Marketing Lessons From The Plastic Bag Ban
The plastic bag ban has finally come and it is here to stay. Beyond the online news stories and social media posts about abused retail and supermarket staff, society hasn’t crumbled like a single-use bag under a landfill.
This roll-out has sparked yet another nationwide conversation about how individuals can make an environmental impact. Caged eggs, coffee cups and the time you spend watering your garden are all decisions that are ultimately left with the consumer. The problem is consumers will more likely than not take the easier and cheaper option, which puts the strain on the environment. So businesses and government have to step in, and work out a solution. This solution could be a terrible and confusing period of adjustment, before finally the new normal.
To make that adjustment easier, here are two important marketing lessons from tprmedia on consumer behavior.
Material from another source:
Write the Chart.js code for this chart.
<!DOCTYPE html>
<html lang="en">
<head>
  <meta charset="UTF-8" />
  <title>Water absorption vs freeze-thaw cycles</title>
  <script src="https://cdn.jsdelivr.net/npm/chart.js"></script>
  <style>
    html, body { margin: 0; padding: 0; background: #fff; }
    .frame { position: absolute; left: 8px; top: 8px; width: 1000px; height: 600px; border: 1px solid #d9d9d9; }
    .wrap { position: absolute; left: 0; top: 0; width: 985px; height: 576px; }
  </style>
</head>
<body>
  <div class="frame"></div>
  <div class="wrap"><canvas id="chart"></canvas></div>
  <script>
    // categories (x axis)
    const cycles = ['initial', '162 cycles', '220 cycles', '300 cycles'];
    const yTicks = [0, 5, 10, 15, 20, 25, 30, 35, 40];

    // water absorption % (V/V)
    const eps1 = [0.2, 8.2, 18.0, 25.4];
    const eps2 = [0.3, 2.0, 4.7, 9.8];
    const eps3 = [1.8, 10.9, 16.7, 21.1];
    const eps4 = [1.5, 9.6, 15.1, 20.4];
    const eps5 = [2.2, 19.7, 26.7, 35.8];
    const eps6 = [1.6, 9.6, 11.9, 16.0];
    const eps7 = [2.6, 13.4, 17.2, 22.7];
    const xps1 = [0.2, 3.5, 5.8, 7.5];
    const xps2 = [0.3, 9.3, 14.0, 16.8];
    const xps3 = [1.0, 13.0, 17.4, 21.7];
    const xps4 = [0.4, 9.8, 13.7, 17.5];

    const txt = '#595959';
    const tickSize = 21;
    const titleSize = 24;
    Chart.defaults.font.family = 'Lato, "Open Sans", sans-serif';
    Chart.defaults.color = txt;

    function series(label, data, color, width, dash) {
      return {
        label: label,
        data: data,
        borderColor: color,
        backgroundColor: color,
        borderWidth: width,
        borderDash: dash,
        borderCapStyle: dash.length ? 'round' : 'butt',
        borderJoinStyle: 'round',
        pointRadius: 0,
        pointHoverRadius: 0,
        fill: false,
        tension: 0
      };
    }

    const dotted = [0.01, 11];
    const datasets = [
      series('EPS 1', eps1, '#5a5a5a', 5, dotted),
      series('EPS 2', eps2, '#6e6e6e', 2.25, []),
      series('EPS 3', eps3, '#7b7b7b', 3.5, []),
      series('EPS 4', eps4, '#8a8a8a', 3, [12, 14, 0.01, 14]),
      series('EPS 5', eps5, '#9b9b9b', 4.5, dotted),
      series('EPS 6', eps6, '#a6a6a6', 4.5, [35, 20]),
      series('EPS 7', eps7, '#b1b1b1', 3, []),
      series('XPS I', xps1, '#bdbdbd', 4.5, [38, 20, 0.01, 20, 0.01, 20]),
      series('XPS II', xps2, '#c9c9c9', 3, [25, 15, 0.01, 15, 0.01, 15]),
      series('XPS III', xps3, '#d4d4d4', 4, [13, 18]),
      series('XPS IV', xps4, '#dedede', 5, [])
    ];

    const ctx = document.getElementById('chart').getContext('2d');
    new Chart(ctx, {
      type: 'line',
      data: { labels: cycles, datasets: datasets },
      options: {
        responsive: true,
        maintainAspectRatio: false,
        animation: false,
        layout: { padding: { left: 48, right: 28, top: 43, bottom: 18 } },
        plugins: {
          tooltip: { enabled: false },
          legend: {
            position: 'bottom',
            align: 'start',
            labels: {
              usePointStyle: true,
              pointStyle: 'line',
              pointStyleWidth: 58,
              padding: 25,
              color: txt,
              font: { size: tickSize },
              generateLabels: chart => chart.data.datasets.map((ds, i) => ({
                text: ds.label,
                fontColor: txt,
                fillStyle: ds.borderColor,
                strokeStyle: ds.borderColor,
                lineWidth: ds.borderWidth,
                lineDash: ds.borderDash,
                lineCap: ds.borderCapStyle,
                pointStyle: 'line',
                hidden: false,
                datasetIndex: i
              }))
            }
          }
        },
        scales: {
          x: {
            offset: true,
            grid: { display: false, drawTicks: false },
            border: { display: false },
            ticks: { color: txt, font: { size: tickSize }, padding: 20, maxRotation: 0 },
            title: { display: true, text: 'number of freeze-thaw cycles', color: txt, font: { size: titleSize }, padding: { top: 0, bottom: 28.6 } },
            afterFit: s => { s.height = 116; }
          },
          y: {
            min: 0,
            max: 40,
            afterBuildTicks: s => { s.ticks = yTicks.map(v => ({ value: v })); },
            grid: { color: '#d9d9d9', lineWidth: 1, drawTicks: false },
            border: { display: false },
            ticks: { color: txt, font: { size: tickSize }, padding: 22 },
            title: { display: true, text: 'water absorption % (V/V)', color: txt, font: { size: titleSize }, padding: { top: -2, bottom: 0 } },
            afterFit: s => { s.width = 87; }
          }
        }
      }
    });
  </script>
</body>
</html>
With all the articles, think-pieces, rants and surveys focusing on the dire state of the environment, it’s easy to lose sight of the intent of a community campaign: to make the world a better place. Campaigns should encourage consumers to make better choices, rather than shaming those for not making the right decision in the moment.
A clear example of this is the NSW What A Tosser [Link 9] community campaign aimed at reducing litter. Critics of the campaign argued the concept focused too much on unrealistic stereotype of a litterbug. Most people aren’t aware of how much they litter, so creating an ‘us’ vs ‘them’ relationship with your community only makes people more likely to compare themselves to others, instead of objectively self-assessing their actions.
Stick to Your Guns
Businesses have stepped out of line and started marketing themselves as green, self-imposing environmentally friendly practices in order to make themselves the ethical consumer choice. However, changing consumer behavior requires actual change and not just proclaiming you’re ahead of the curve.
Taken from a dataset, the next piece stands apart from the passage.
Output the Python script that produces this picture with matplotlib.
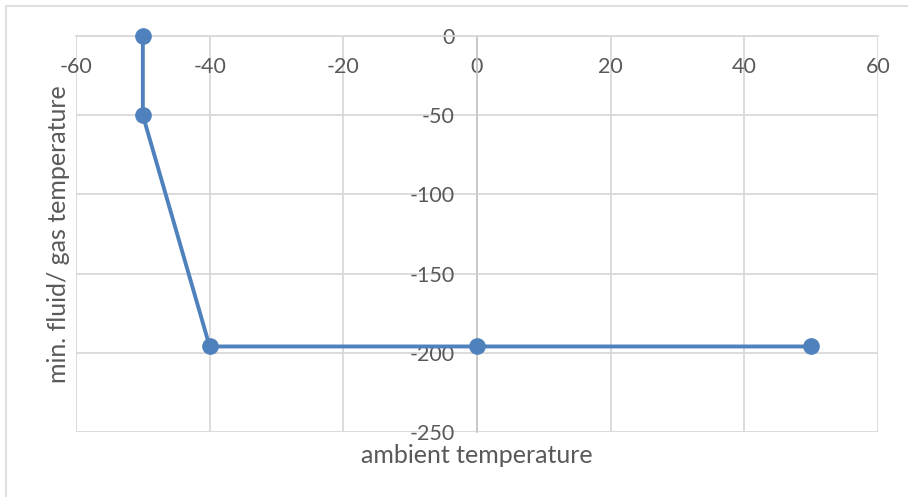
import numpy as np
import matplotlib.pyplot as plt
from matplotlib.patches import Rectangle

# data
ambient = [-50, -50, -40, 0, 50]
min_fluid = [0, -50, -196, -196, -196]
x_ticks = [-60, -40, -20, 0, 20, 40, 60]
y_ticks = [0, -50, -100, -150, -200, -250]

plt.rcParams['font.family'] = ['Lato', 'DejaVu Sans']
plt.rcParams['axes.unicode_minus'] = False
text_col = '#595959'
grid_col = '#d9d9d9'
blue = '#4f81bd'
tick_fs = 15.5
label_fs = 18

fig = plt.figure(figsize=(9.08, 4.97), dpi=100)
# outer chart border (only top and left visible in the crop)
fig.patches.append(Rectangle((6/908, -0.1), 2, 1 - 6/497 + 0.1, transform=fig.transFigure,
                             fill=False, edgecolor='#d9d9d9', linewidth=1.2))

ax = fig.add_axes([76/908, 1 - 432/497, 802/908, 396/497])
ax.set_xlim(-60, 60)
ax.set_ylim(-250, 0)
ax.set_xticks(x_ticks)
ax.set_yticks(y_ticks)
ax.grid(True, color=grid_col, linewidth=1.3, zorder=0)
ax.set_axisbelow(True)

for s in ['right', 'bottom']:
    ax.spines[s].set_visible(False)
ax.spines['top'].set_color(grid_col)
ax.spines['top'].set_linewidth(1.3)
ax.spines['left'].set_position(('data', 0))
ax.spines['left'].set_color('#c8c8c8')
ax.spines['left'].set_linewidth(1.3)

ax.tick_params(axis='x', length=0, bottom=False, labelbottom=False, labeltop=True,
               pad=-29.5, labelsize=tick_fs, labelcolor=text_col)
ax.tick_params(axis='y', length=0, pad=16, labelsize=tick_fs, labelcolor=text_col)

ax.plot(ambient, min_fluid, color=blue, linewidth=2.8, marker='o', markersize=11,
        zorder=3, clip_on=False)

ax.set_xlabel('ambient temperature', fontsize=label_fs, color=text_col)
ax.xaxis.set_label_coords(0.5, -0.03)
ax.set_ylabel('min. fluid/ gas temperature', fontsize=label_fs, color=text_col)
ax.yaxis.set_label_coords(-0.008, 0.5)

fig.savefig('out.png', dpi=100)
Retail giant Target brought back their free single-use plastic bags for customers in 2013, after a backlash against their biodegradable plastic bags they introduced in 2009. While the move was a response to hundreds of complaints, Jon Dee of Do Something! lamented over the ‘step backwards’ in environmentally sustainable business practices.
Other notable examples include American giants Walmart and Starbucks both facing public scrutiny over being caught out on contradicting their own green policy. This can heavily damage a business’ reputation.
While not embellishing your effort to reduce your carbon footprint seems obvious, it might help to survey your business for oversights, to see if your actions truly align with your message.